On Fri, Dec 11, 2020 at 02:30:34PM +0100, Thomas Gleixner wrote:
> On Thu, Dec 10 2020 at 21:27, Marcelo Tosatti wrote:
> > On Thu, Dec 10, 2020 at 10:48:10PM +0100, Thomas Gleixner wrote:
> >> You really all live in a seperate universe creating your own rules how
> >> things which other people work hard on to get it correct can be screwed
> >> over.
> >
> > 	1. T = read timestamp.
> > 	2. migrate (VM stops for a certain period).
> > 	3. use timestamp T.
> 
> This is exactly the problem. Time stops at pause and continues where it
> stopped on resume.
> 
> But CLOCK_REALTIME and CLOCK_TAI advanced in reality. So up to the point
> where NTP fixes this - if there is NTP at all - the guest CLOCK_REALTIME
> and CLOCK_TAI are off by tpause.
> 
> Now the application gets a packet from the outside world with a
> CLOCK_REALTIME timestamp which is suddenly ahead of the value it reads
> from clock_gettime(CLOCK_REALTIME) by tpause. So what is it supposed to
> do with that? Make stupid assumptions that the other end screwed up
> timekeeping, throw an error that the system it is running on screwed up
> timekeeping? And a second later when NTP catched up it gets the next
> surprise because the systems CLOCK_REALTIME jumped forward unexpectedly
> or if there is no NTP it's confused forever.

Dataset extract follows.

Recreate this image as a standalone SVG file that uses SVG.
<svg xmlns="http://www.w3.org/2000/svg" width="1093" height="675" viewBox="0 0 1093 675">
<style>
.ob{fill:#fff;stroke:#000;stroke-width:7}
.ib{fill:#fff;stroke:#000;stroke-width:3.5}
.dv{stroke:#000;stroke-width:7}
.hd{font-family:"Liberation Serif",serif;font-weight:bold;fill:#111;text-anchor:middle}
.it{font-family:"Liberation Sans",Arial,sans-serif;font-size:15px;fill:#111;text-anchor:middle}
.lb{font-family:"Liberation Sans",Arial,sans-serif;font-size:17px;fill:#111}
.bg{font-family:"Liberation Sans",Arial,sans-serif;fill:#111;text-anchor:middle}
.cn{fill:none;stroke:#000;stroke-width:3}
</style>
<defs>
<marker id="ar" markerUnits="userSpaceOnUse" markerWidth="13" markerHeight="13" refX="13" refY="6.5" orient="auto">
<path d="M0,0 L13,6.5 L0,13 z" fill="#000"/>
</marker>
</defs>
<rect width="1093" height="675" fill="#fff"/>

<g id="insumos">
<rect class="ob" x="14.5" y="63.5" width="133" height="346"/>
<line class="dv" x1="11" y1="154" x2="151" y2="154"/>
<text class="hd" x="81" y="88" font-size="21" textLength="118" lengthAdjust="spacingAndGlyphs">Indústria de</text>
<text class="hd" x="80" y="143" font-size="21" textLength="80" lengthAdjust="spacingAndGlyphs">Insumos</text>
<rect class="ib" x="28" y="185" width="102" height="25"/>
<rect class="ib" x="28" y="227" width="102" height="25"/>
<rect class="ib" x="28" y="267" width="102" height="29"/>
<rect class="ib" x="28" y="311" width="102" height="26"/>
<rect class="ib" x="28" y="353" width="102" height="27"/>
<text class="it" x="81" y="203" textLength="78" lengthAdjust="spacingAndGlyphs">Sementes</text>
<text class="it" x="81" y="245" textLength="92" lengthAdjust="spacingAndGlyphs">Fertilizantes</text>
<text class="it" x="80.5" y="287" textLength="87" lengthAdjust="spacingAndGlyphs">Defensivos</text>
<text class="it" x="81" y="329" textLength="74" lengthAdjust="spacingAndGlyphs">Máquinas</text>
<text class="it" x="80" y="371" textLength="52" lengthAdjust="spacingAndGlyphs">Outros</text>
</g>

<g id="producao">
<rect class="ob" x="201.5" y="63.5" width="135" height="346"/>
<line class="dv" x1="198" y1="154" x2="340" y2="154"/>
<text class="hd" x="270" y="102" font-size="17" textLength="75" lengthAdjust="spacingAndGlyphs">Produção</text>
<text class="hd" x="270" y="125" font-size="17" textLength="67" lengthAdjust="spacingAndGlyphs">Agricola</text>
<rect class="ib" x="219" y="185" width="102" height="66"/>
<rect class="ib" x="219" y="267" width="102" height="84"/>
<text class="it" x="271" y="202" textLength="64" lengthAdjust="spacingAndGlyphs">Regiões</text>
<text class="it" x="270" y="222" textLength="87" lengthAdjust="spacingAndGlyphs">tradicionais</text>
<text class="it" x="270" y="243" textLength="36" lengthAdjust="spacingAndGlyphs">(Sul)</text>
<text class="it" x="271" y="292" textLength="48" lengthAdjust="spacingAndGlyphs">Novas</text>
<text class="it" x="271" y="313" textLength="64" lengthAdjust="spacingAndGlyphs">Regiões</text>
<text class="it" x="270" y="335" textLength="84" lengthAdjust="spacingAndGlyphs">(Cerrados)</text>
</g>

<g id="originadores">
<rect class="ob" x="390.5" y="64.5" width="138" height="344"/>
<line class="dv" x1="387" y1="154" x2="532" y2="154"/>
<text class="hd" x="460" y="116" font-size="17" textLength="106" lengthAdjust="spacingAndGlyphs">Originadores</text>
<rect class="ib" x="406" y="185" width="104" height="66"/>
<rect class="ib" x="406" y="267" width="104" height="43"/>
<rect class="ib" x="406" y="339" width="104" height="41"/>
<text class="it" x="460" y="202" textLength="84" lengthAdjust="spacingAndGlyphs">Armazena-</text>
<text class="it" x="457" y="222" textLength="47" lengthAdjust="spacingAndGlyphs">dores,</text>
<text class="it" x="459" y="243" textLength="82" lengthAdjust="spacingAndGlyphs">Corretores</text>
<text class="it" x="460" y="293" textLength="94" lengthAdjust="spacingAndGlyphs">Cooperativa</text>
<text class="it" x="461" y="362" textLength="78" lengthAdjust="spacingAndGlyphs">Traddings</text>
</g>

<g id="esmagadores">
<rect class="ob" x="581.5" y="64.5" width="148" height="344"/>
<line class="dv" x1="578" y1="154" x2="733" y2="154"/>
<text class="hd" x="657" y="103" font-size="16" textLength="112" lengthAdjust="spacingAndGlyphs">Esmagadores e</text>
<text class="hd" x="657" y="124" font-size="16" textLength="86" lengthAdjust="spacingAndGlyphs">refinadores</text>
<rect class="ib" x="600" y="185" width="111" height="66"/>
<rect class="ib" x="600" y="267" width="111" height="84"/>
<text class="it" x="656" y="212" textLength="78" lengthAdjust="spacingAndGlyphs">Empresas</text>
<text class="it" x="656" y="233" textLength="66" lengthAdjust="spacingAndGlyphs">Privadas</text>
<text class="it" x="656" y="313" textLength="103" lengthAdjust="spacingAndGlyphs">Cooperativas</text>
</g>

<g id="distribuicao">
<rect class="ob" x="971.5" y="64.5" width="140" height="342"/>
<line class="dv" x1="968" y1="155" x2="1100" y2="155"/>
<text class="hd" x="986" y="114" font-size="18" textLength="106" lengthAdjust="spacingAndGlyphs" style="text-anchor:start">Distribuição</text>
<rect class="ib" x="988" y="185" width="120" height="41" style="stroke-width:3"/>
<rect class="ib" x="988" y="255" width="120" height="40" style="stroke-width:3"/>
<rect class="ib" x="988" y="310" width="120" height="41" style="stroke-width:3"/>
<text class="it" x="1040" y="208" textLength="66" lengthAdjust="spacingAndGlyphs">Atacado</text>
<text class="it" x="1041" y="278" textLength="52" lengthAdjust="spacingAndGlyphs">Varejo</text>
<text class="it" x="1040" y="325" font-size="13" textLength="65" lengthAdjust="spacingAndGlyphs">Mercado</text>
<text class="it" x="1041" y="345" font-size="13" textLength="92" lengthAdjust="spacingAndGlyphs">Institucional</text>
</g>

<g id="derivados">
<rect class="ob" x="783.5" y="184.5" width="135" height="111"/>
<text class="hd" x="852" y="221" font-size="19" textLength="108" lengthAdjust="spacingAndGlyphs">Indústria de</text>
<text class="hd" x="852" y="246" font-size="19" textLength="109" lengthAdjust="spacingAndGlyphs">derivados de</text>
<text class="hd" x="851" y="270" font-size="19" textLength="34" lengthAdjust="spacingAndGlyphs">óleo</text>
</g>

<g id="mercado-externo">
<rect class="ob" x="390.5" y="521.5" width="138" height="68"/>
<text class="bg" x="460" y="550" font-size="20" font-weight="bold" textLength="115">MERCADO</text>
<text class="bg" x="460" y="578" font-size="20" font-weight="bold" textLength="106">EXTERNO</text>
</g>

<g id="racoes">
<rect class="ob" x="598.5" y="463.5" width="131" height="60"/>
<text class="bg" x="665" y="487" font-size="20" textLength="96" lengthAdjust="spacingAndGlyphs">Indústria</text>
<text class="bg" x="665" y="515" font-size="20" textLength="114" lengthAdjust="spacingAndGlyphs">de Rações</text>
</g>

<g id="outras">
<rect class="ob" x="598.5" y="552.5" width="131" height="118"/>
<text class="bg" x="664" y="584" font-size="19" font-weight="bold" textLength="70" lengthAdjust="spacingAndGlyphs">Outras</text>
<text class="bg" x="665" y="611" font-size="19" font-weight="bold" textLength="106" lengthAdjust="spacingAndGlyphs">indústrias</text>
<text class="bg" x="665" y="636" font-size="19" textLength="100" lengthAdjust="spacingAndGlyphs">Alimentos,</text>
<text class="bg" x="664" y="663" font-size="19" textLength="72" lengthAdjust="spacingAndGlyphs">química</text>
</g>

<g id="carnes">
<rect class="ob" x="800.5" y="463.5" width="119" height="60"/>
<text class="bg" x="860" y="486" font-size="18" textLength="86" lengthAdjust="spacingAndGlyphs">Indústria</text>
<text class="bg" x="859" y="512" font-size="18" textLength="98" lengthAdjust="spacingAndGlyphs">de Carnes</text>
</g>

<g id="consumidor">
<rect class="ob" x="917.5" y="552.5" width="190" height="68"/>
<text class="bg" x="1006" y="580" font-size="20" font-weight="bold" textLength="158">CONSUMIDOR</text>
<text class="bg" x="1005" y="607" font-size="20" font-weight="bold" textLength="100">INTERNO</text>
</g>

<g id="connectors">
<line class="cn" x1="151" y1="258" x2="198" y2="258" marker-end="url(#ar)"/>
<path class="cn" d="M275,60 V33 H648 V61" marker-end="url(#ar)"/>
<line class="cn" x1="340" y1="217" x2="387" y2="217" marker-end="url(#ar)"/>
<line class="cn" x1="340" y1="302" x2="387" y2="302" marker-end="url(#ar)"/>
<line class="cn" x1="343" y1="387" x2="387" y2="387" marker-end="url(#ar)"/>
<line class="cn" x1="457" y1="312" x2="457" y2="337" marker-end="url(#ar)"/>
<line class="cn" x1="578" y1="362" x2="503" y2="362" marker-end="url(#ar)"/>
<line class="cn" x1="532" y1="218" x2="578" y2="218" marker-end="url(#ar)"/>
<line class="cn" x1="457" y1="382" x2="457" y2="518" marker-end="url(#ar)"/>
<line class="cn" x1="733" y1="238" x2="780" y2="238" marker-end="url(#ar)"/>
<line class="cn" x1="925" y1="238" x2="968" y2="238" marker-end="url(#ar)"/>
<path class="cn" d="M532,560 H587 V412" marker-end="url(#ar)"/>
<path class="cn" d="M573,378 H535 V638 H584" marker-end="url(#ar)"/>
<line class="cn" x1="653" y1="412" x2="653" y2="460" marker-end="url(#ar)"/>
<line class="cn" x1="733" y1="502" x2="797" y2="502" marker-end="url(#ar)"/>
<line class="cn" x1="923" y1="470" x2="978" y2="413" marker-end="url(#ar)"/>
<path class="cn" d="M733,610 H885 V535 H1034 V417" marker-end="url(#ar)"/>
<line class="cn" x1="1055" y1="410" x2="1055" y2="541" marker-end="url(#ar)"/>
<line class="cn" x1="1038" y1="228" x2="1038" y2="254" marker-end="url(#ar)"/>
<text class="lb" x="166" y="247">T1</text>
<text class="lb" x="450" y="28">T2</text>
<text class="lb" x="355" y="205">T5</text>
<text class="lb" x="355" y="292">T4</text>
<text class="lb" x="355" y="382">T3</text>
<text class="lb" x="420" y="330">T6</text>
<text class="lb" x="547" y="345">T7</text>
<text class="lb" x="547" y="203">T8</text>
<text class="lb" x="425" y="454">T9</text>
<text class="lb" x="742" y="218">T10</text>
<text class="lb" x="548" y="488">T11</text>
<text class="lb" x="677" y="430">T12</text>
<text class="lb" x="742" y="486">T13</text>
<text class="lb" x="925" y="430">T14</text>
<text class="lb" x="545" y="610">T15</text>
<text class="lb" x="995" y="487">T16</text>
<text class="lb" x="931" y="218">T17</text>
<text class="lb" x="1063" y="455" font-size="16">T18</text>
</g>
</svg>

This can happen even with a "perfect" solution that syncs time
instantly on the migration destination. See steps 1,2,3.

Unless you notify applications to invalidate their time reads,
i can't see a way to fix this.

Therefore if you use VM migration in the first place, a certain amount of
timestamp accuracy error must be tolerated.

> How can you even assume that this is correct?

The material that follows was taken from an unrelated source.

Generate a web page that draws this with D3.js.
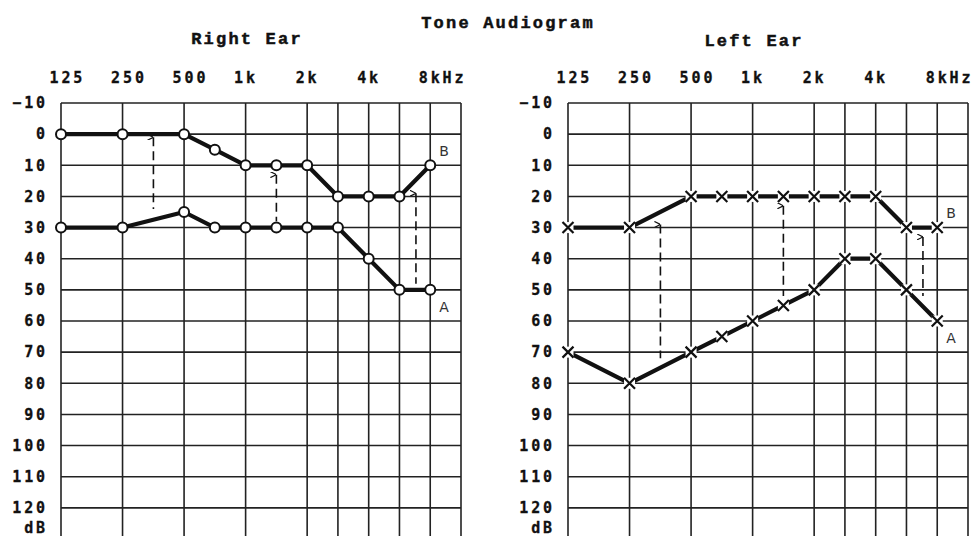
<!DOCTYPE html>
<html>
<head>
<meta charset="utf-8">
<script src="https://d3js.org/d3.v7.min.js"></script>
<style>
  body { margin: 0; background: #fff; }
</style>
</head>
<body>
<svg id="grafico"></svg>
<script>
// frequencias medidas (Hz) e limiares (dB)
var frequencias = [125, 250, 500, 750, 1000, 1500, 2000, 3000, 4000, 6000, 8000];
var direitaB = [0, 0, 0, 5, 10, 10, 10, 20, 20, 20, 10];
var direitaA = [30, 30, 25, 30, 30, 30, 30, 30, 40, 50, 50];
var esquerdaB = [30, 30, 20, 20, 20, 20, 20, 20, 20, 30, 30];
var esquerdaA = [70, 80, 70, 65, 60, 55, 50, 40, 40, 50, 60];

// setas tracejadas entre as curvas: frequencia, topo, base (dB)
var direitaGap = [[354, 1, 24], [1500, 13, 28], [7000, 19, 48]];
var esquerdaGap = [[354, 29, 72], [1500, 23, 52], [7000, 33, 52]];

var ticksFreq = [125, 250, 500, 1000, 2000, 4000, 8000];
var rotulosFreq = ['125', '250', '500', '1k', '2k', '4k', '8kHz'];
var gradeFreq = [125, 250, 500, 1000, 2000, 3000, 4000, 6000, 8000, 12000];
var ticksDb = [-10, 0, 10, 20, 30, 40, 50, 60, 70, 80, 90, 100, 110, 120];

var svg = d3.select('#grafico')
            .attr('width', 977)
            .attr('height', 536);

svg.append('defs').append('marker')
   .attr('id', 'seta')
   .attr('viewBox', '0 0 6 6')
   .attr('refX', 3).attr('refY', 0)
   .attr('markerWidth', 6).attr('markerHeight', 6)
   .attr('markerUnits', 'userSpaceOnUse')
   .attr('orient', 'auto')
   .append('path')
   .attr('d', 'M0,6 L3,0 L6,6')
   .attr('fill', 'none')
   .attr('stroke', '#111')
   .attr('stroke-width', 1.2);

function titulo(sel) {
  sel.style('text-anchor', 'middle')
     .style('font-family', '"Liberation Mono", monospace')
     .style('font-weight', 'bold')
     .style('font-size', '17px')
     .style('letter-spacing', '2.2px')
     .attr('fill', '#111')
     .attr('stroke', '#111')
     .attr('stroke-width', 0.5);
}

svg.append('text')
   .attr('x', 508).attr('y', 28)
   .call(titulo)
   .text('Tone Audiogram');

function orelha(p) {
  var largura = 400;
  var x = d3.scaleLog()
            .domain([125, 500, 750, 1000, 1500, 2000, 3000, 4000, 6000, 8000, 12000])
            .range([0, 2, 2.5, 3, 3.5, 4, 4.5, 5, 5.5, 6, 6.5].map(u => p.esquerda + u * largura / 6.5));
  var y = d3.scaleLinear()
            .domain([-10, 130])
            .range([103, 539]);

  var g = svg.append('g');

  g.append('text')
   .attr('x', p.esquerda + largura / 2 - 14).attr('y', p.tituloY)
   .call(titulo)
   .text(p.titulo);

  // grade
  g.selectAll('.gradeH')
   .data(ticksDb)
   .enter().append('line')
   .attr('x1', x(125)).attr('x2', x(12000))
   .attr('y1', d => y(d)).attr('y2', d => y(d))
   .attr('stroke', '#222').attr('stroke-width', 1.6);

  g.selectAll('.gradeV')
   .data(gradeFreq)
   .enter().append('line')
   .attr('x1', d => x(d)).attr('x2', d => x(d))
   .attr('y1', y(-10)).attr('y2', y(130))
   .attr('stroke', '#222').attr('stroke-width', 1.6);

  // eixos
  var eixoX = d3.axisTop(x).tickValues(ticksFreq).tickSize(0).tickPadding(20)
                .tickFormat((d, i) => rotulosFreq[i]);
  var gx = g.append('g')
            .attr('transform', 'translate(0,' + y(-10) + ')')
            .call(eixoX);
  gx.select('.domain').remove();
  gx.selectAll('text')
    .style('text-anchor', 'start')
    .attr('dx', -12);

  var eixoY = d3.axisLeft(y).tickValues(ticksDb).tickSize(0).tickPadding(13);
  var gy = g.append('g')
            .attr('transform', 'translate(' + x(125) + ',0)')
            .call(eixoY);
  gy.select('.domain').remove();
  gy.append('text')
    .attr('x', -13).attr('y', y(126.5)).attr('dy', '0.32em')
    .style('text-anchor', 'end')
    .text('dB');

  [gx, gy].forEach(e => {
    e.attr('font-family', null).attr('font-size', null);
    e.selectAll('text')
     .attr('fill', '#111')
     .attr('stroke', '#111')
     .attr('stroke-width', 0.3)
     .style('font-family', '"DejaVu Sans Mono", monospace')
     .style('font-weight', 'bold')
     .style('font-size', '15px')
     .style('letter-spacing', '2.9px');
  });

  // setas tracejadas
  g.selectAll('.gap')
   .data(p.gaps)
   .enter().append('line')
   .attr('x1', d => x(d[0])).attr('x2', d => x(d[0]))
   .attr('y1', d => y(d[1])).attr('y2', d => y(d[2]))
   .attr('stroke', '#111').attr('stroke-width', 1.6)
   .attr('stroke-dasharray', '9,5')
   .attr('marker-start', 'url(#seta)');

  // curvas
  var linha = d3.line()
                .x((d, i) => x(frequencias[i]))
                .y(d => y(d));

  [p.b, p.a].forEach(serie => {
    g.append('path')
     .attr('d', linha(serie))
     .attr('fill', 'none')
     .attr('stroke', '#111')
     .attr('stroke-width', 4.2)
     .attr('stroke-linejoin', 'round');

    var m = g.selectAll(null)
             .data(serie)
             .enter().append('g')
             .attr('transform', (d, i) => 'translate(' + x(frequencias[i]) + ',' + y(d) + ')');
    if (p.marcador === 'o') {
      m.append('circle')
       .attr('r', 5)
       .attr('fill', '#fff')
       .attr('stroke', '#111')
       .attr('stroke-width', 2);
    } else {
      m.append('rect')
       .attr('x', -5.5).attr('y', -5.5).attr('width', 11).attr('height', 11)
       .attr('fill', '#fff');
      m.append('path')
       .attr('d', 'M-5.5,-5.5 L5.5,5.5 M-5.5,5.5 L5.5,-5.5')
       .attr('stroke', '#111')
       .attr('stroke-width', 2.2);
    }
  });

  // rotulos A / B
  var ultimo = frequencias.length - 1;
  [['B', p.b[ultimo] - 4.5], ['A', p.a[ultimo] + 5.5]].forEach(r => {
    g.append('text')
     .attr('x', x(8000) + 9).attr('y', y(r[1])).attr('dy', '0.35em')
     .style('font-family', '"DejaVu Sans", sans-serif')
     .style('font-size', '14px')
     .attr('fill', '#333')
     .text(r[0]);
  });
}

orelha({ esquerda: 61, titulo: 'Right Ear', tituloY: 44, b: direitaB, a: direitaA, marcador: 'o', gaps: direitaGap });
orelha({ esquerda: 568, titulo: 'Left Ear', tituloY: 46, b: esquerdaB, a: esquerdaA, marcador: 'x', gaps: esquerdaGap });
</script>
</body>
</html>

As noted above, even without a window of unsynchronized time (due to
delay for NTP to sync time), time reads can be stale.

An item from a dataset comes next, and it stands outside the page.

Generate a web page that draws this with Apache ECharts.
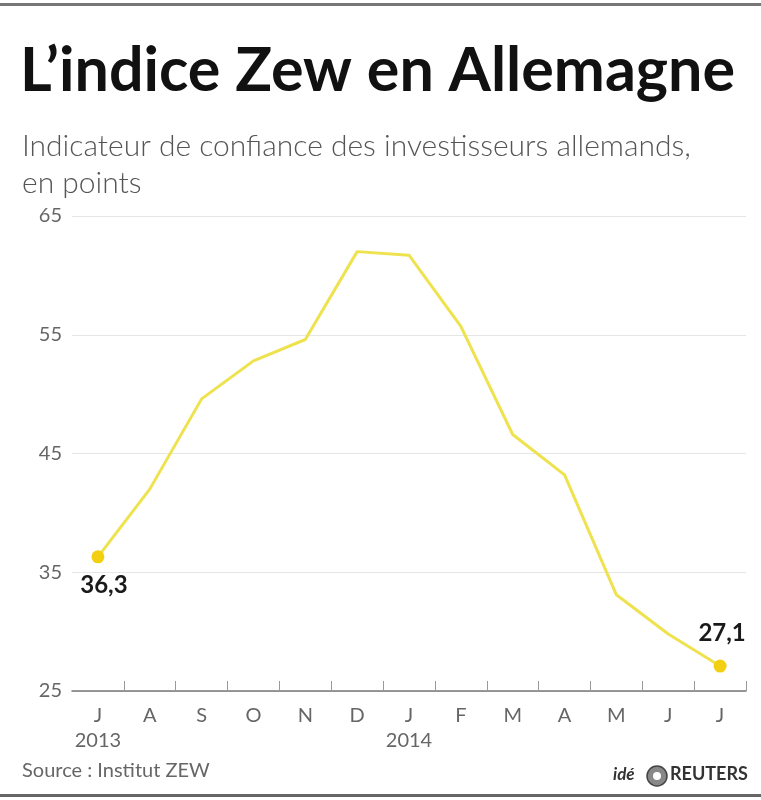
<!DOCTYPE html>
<html>
<head>
<meta charset="utf-8">
<script src="https://cdn.jsdelivr.net/npm/echarts@6/dist/echarts.min.js"></script>
<style>
  html, body { margin: 0; padding: 0; background: #fff; }
  #chart { width: 761px; height: 800px; }
</style>
</head>
<body>
<div id="chart"></div>
<script>
// mois (juillet 2013 - juillet 2014)
const mois = ['J', 'A', 'S', 'O', 'N', 'D', 'J', 'F', 'M', 'A', 'M', 'J', 'J']
const annees = ['2013', '', '', '', '', '', '2014', '', '', '', '', '', '']
const valeurs = [36.3, 42.0, 49.6, 52.8, 54.6, 62.0, 61.7, 55.7, 46.6, 43.2, 33.1, 29.8, 27.1]

const chart = echarts.init(document.getElementById('chart'))

const jaune = '#eee24e'
const or = '#f2cf10'

// points extremes avec etiquette
const points = valeurs.map((v, i) => {
  if (i === 0) {
    return { value: v, symbolSize: 13, label: { show: true, position: 'bottom', distance: 10, offset: [6, 0] } }
  }
  if (i === valeurs.length - 1) {
    return { value: v, symbolSize: 13, label: { show: true, position: 'top', distance: 14, offset: [2, 0] } }
  }
  return { value: v, symbolSize: 0 }
})

chart.setOption({
  animation: false,
  backgroundColor: '#fff',
  title: [
    {
      text: 'L\u2019indice Zew en Allemagne',
      left: 15,
      top: 36,
      textStyle: { fontFamily: 'Lato', fontWeight: 'bold', fontSize: 61, color: '#111' }
    },
    {
      text: 'Indicateur de confiance des investisseurs allemands,\nen points',
      left: 17,
      top: 123,
      textStyle: { fontFamily: 'Lato', fontWeight: 300, fontSize: 30, lineHeight: 37, color: '#555' }
    }
  ],
  grid: { left: 72, right: 15, top: 216, bottom: 109 },
  xAxis: {
    type: 'category',
    data: mois,
    boundaryGap: true,
    axisLine: { lineStyle: { color: '#777', width: 1.5 } },
    axisTick: {
      show: true,
      inside: true,
      length: 10,
      interval: (index) => index !== 0,
      lineStyle: { color: '#999' }
    },
    axisLabel: {
      interval: 0,
      margin: 12,
      fontFamily: 'Lato',
      fontSize: 20,
      lineHeight: 25,
      color: '#666',
      formatter: (v, i) => annees[i] ? v + '\n' + annees[i] : v
    }
  },
  yAxis: {
    type: 'value',
    min: 25,
    max: 65,
    interval: 10,
    axisLine: { show: false },
    axisTick: { show: false },
    axisLabel: { margin: 10, fontFamily: 'Lato', fontSize: 20, color: '#666' },
    splitLine: { lineStyle: { color: '#e6e6e6', width: 1 } }
  },
  series: [{
    type: 'line',
    data: points,
    symbol: 'circle',
    lineStyle: { color: jaune, width: 3 },
    itemStyle: { color: or },
    label: {
      fontFamily: 'Lato',
      fontWeight: 'bold',
      fontSize: 24,
      color: '#1a1a1a',
      formatter: (p) => String(p.value).replace('.', ',')
    }
  }],
  graphic: [
    { type: 'rect', shape: { x: 0, y: 3, width: 761, height: 3 }, style: { fill: '#777' } },
    { type: 'rect', shape: { x: 0, y: 794, width: 761, height: 3 }, style: { fill: '#666' } },
    {
      type: 'text', left: 22, top: 761,
      style: { text: 'Source : Institut ZEW', fontFamily: 'Lato', fontSize: 20, fill: '#666' }
    },
    {
      type: 'text', left: 613, top: 766,
      style: { text: 'idé', fontFamily: 'Lato', fontStyle: 'italic', fontWeight: 'bold', fontSize: 17, fill: '#333' }
    },
    { type: 'circle', shape: { cx: 657, cy: 776, r: 10 }, style: { fill: '#888', stroke: '#444', lineWidth: 1.5 } },
    { type: 'circle', shape: { cx: 657, cy: 776, r: 4 }, style: { fill: '#fff' } },
    {
      type: 'text', left: 670, top: 765,
      style: { text: 'REUTERS', fontFamily: 'Lato', fontWeight: 'bold', fontSize: 18, fill: '#333' }
    }
  ]
})
</script>
</body>
</html>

> It is exactly the same problem as we had many years ago with hardware
> clocks suddenly stopping to tick which caused quite some stuff to go
> belly up.

Customers complained when it was 5 seconds off, now its 0.1ms (and
people seem happy).

> In a proper suspend/resume scenario CLOCK_REALTIME/TAI are advanced
> (with a certain degree of accuracy) to compensate for the sleep time, so
> the other end of a communication is at least in the same ballpark, but
> not 50 seconds off.

Its 100ms off with migration, and can be reduced further (customers
complained about 5 seconds but seem happy with 0.1ms).

> >> This features first, correctness later frenzy is insane and it better
> >> stops now before you pile even more crap on the existing steaming pile
> >> of insanities.
> >
> > Sure.
> 
> I wish that would be true. OS people - you should know that - are
> fighting forever with hardware people over feature madness and the
> attitude of 'we can fix that in software' which turns often enough out
> to be wrong.
> 
> Now sadly enough people who suffered from that madness work on
> virtualization and instead of trying to avoid the same problem they go
> off and make it even worse.

So you think its important to reduce the 100ms offset? 

> It's the same problem again as with hardware people. Not talking to the
> other people _before_ making uninformed assumptions and decisions.
> 
> We did it that way because big customer asked for it is not a
> justification for inflicting this on everybody else and thereby
> violating correctness. Works for me and my big customer is not a proof
> of correctness either.
> 
> It's another proof that this industry just "works" by chance.
> 
> Thanks,
> 
>         tglx

OK, makes sense, then reducing the 0.1ms window even further
is a useful thing to do. What would be an acceptable 
CLOCK_REALTIME accuracy error, on migration?